Suggested new actions: Import PDF File or Import PDF Text

It would be very helpful to have an ACTION Import PDF File or Import PDF text. Currently, we are using extensive PDF edits to prepare a PDF file to be imported in Excel and then import the excel file into Easy Morph. This process is very labor intensive.

Linking similar feature requests:

See also this topic: PDF as input in Easymorph

I posted this request in November 2022 and have not heard back on and planned commitments from Easymorph. Unfortunately for us, a partner that we communicate with sends us PDF reports and not Excel spreadsheets. They will not change their methods. Trying to prepare or read the file so we can process the data in Easymorpf is very difficult. You posted a tool that converts PDF to text but when I tried to contact the company, no one answered. Please consider adding some import of a PDF file to Easymorph. Let us know what your answer is. Thanks.

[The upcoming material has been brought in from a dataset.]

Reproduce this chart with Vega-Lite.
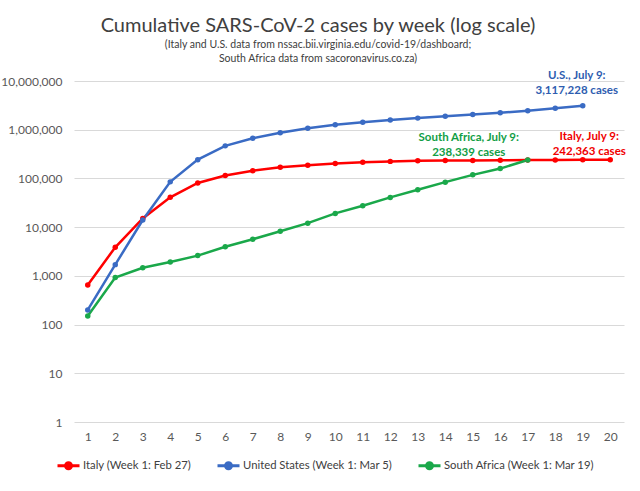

We're expanding our team to invest in a few new product features, including working with PDF. I don't have any ready hard deadlines for when support for PDF will improve, but it's on our roadmap.

Let's revive this topic in 3-4 months, I should have a more concrete timeline by then.

Hi,
Interesting.
Maybe a connector to an API able to extract table from PDF ?
Or maybe a connector to elasticsearch or opensearch ?

Regards

Any new information on this request? The solution listed, use a DOCTOTEXT converter program is not optimal since the majority of users do not have the app or are restricted from downloading it. It is preferable that an action Import PDF file would be preferable.

Hi @dgudkov & team,

I would love to hear more on the status of this feature as well. Just today, we ended up needing to import data from a PDF file. Considering EasyMoprh couldn't do it, we had to use PowerQuery first, to convert pdf to csv and then use csv with EasyMorph. Wasn't very seamless. Would love to have PDFs added as an import option.

As of today, the best PDF import quality is provided by AI services (LLM models), such as Gemini or ChatGPT. EasyMorph can interoperate with these AI services using the "Ask AI" action:

  • Create a connector to ChatGPT or an OpenAI-compatible service
  • Use the "Ask AI" action with a prompt that explains what part of PDF needs to be extracted (e.g. as a comma-delimited text)
  • Attached the PDF to the action.
  • If you instructed the AI service to use a comma-delimited text, add the "Split delimited text" action to parse the output of the AI sevice (the result of the "Ask AI" action).

Tip: You can wrap the import from PDF as a reusable project and call it from other projects (workflows) using the "Call another module/project" action.

Tip: If you're comfortable with the JSON format, you can instruct the AI service (via the "Ask AI" action) to return a JSON.

Thanks @dgudkov . Unfortunately, LLMs are not an option in this case because of the confidential nature of the document. We did try something similar with CoPilot (the only authorised option in the organisation) , but it started hallucinating.

One more option: use the Able2Extract utility to convert PDFs to CSV files. It's not too expensive and has been used by some of our customers.

The utility can be called using the "Run program" action before importing the CSV into EasyMorph.